A report from Moody’s suggested that, once the “extraordinary” support to UK banks was withdrawn, some financial institutions could face a senior debt and deposit rating downgrade if they have not improved their standalone strength. The market’s knee jerk reaction was to pile a bit more pressure on GBP while Asian traders also latched on to the weaker of the UK data releases during their time-zone. The RICS house price balance for February came out much weaker than expected (17 versus 30 consensus and a revised 31 prior) though the data appeared to have been leaked with a WSJ story pre-empting the data release. A RICS spokesperson said the magnitude of gains (in house prices) is likely to continue to ease reflecting that fresh supply is starting to outstrip demand.
The same cautionary note was attached to the BRC retail sales report. While the headline figures looked good at +2.2% y/y in like-for-like store sales and +4.5% y/y in total sales, it was noted that the annual comparison came from a very low base effect and this February’s rebound from a weather-affected January. Overall there was very little of a positive note to be garnered from the data and GBP slid to just below 1.50 versus the USD and 0.9075 versus the EUR.

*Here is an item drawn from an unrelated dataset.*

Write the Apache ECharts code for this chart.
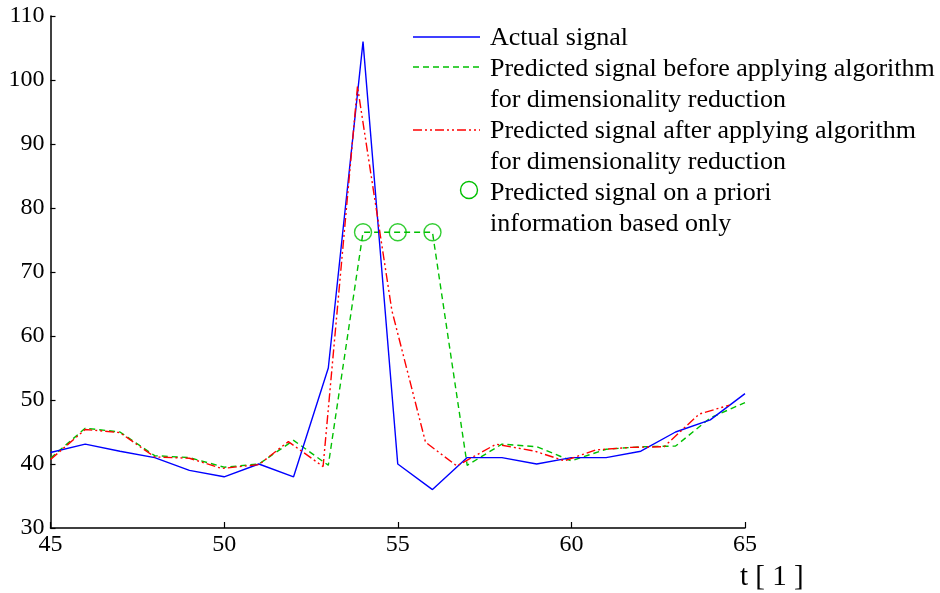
<!DOCTYPE html>
<html>
<head>
<meta charset="utf-8">
<script src="https://cdn.jsdelivr.net/npm/echarts@6/dist/echarts.min.js"></script>
<style>html,body{margin:0;padding:0;background:#fff;}#c{width:940px;height:593px;}</style>
</head>
<body>
<div id="c"></div>
<script>
// ---- data ----
const xTicks = [45, 50, 55, 60, 65];
const yTicks = [30, 40, 50, 60, 70, 80, 90, 100, 110];

const actualT = [45,46,47,48,49,50,51,52,53,54,55,56,57,58,59,60,61,62,63,64,65];
const actualV = [41.8,43.1,42.0,41.0,39.0,38.0,40.0,38.0,55.0,106.0,40.0,36.0,41.0,41.0,40.0,41.0,41.0,42.0,45.0,46.9,51.0];

const beforeT = [45,46,47,48,49,50,51,52,53,54,55,56,57,58,59,60,61,62,63,64,65];
const beforeV = [40.9,45.6,45.0,41.3,41.0,39.5,40.0,43.7,39.8,76.2,76.2,76.2,39.8,43.1,42.7,40.5,42.3,42.7,42.8,47.2,49.6];

const afterT = [45,46,47,48,49,49.93,51,51.85,52.85,53.84,54.83,55.8,56.7,57.83,58.95,59.8,60.7,61.7,62.67,63.68,64.55];
const afterV = [40.7,45.4,44.9,41.1,40.9,39.3,39.9,43.5,39.6,99.0,64.0,43.4,39.7,43.1,42.0,40.5,42.2,42.6,42.7,47.8,49.2];

const aprioriT = [54, 55, 56];
const aprioriV = [76.2, 76.2, 76.2];

const legendNames = [
  'Actual signal',
  'Predicted signal before applying algorithm\nfor dimensionality reduction',
  'Predicted signal after applying algorithm\nfor dimensionality reduction',
  'Predicted signal on a priori\ninformation based only'
];
const xAxisTitle = 't [ 1 ]';

// ---- styles ----
const FONT = '"Liberation Serif", "Times New Roman", serif';
const BLUE = '#0000ff', GREEN = '#00c000', RED = '#ff0000';
const greenDash = [6, 4];
const redDash = [9, 3, 2, 3, 2, 3];

function pairs(t, v) { return t.map((x, i) => [x, v[i]]); }

const chart = echarts.init(document.getElementById('c'));

const legendText = [];
const textLines = [];
legendNames.forEach(n => n.split('\n').forEach(l => textLines.push(l)));
textLines.forEach((l, i) => {
  legendText.push({
    type: 'text', x: 490, y: 38 + i * 31,
    style: {text: l, fontFamily: FONT, fontSize: 26, fill: '#000', verticalAlign: 'middle', align: 'left'}
  });
});

chart.setOption({
  animation: false,
  backgroundColor: '#fff',
  grid: {left: 50.5, right: 195, top: 16, bottom: 65, containLabel: false},
  xAxis: {
    type: 'value', min: 45, max: 65, interval: 5,
    axisLine: {show: true, lineStyle: {color: '#000', width: 1.5}},
    axisTick: {show: true, inside: true, length: 6, lineStyle: {color: '#000', width: 1.2}},
    axisLabel: {color: '#000', fontFamily: FONT, fontSize: 24, margin: 5,
      formatter: v => xTicks.includes(v) ? String(v) : ''},
    splitLine: {show: false}
  },
  yAxis: {
    type: 'value', min: 30, max: 110, interval: 10,
    axisLine: {show: true, lineStyle: {color: '#000', width: 1.5}},
    axisTick: {show: true, inside: true, length: 5, lineStyle: {color: '#000', width: 1.2}},
    axisLabel: {color: '#000', fontFamily: FONT, fontSize: 24, margin: 6,
      formatter: v => yTicks.includes(v) ? String(v) : ''},
    splitLine: {show: false}
  },
  series: [
    {name: legendNames[0], type: 'line', data: pairs(actualT, actualV), showSymbol: false, symbol: 'none',
      lineStyle: {color: BLUE, width: 1.4}, z: 3},
    {name: legendNames[1], type: 'line', data: pairs(beforeT, beforeV), showSymbol: false, symbol: 'none',
      lineStyle: {color: GREEN, width: 1.4, type: greenDash}, z: 2},
    {name: legendNames[2], type: 'line', data: pairs(afterT, afterV), showSymbol: false, symbol: 'none',
      lineStyle: {color: RED, width: 1.4, type: redDash}, z: 4},
    {name: legendNames[3], type: 'scatter', data: pairs(aprioriT, aprioriV), symbol: 'circle', symbolSize: 17,
      itemStyle: {color: 'rgba(0,0,0,0)', borderColor: GREEN, borderWidth: 1.4}, z: 5}
  ],
  graphic: [
    {type: 'line', shape: {x1: 413, y1: 37, x2: 480, y2: 37}, style: {stroke: BLUE, lineWidth: 1.4}},
    {type: 'line', shape: {x1: 413, y1: 67, x2: 480, y2: 67}, style: {stroke: GREEN, lineWidth: 1.4, lineDash: greenDash}},
    {type: 'line', shape: {x1: 413, y1: 130, x2: 480, y2: 130}, style: {stroke: RED, lineWidth: 1.4, lineDash: redDash}},
    {type: 'circle', shape: {cx: 469, cy: 190, r: 8.5}, style: {fill: 'none', stroke: GREEN, lineWidth: 1.4}},
    ...legendText,
    {type: 'text', x: 740, y: 577, style: {text: xAxisTitle, fontFamily: FONT, fontSize: 29, fill: '#000', verticalAlign: 'middle', align: 'left'}}
  ]
});
</script>
</body>
</html>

In other data releases, second-tier Australian data was better than forecast with the NAB business conditions index rising to 8 from 3 previously while the business confidence index also rose to 19 from 15, rebounding back to the highs seen last November. Furthermore, Australia’s February job advertisements showed a strong rebound from the surprise decline in January, surging 19.1% m/m to its highest level in a year, suggesting the January disappointment was just a temporary blip. Leading up to the unemployment data on Thursday, the improvement in advertisements has sparked talk that we may see another big jump in jobs creation (recent surveys show the market estimates a further 15k jobs were created) and a possible further fall in unemployment. In currency markets, AUD’s gains post-data were relatively muted with gains limited to 10-15 ticks and stalling at the 0.91 mark.
There is nothing spectacular on the data horizon today to give risk another jolt, with European releases restricted to Norway consumer confidence and Swiss CPI together with UK trade data. It is also another quiet North American session with NFIB small business optimism and IBD/TIPP economic optimism the only releases scheduled while Chicago Fed’s Evans speaks later.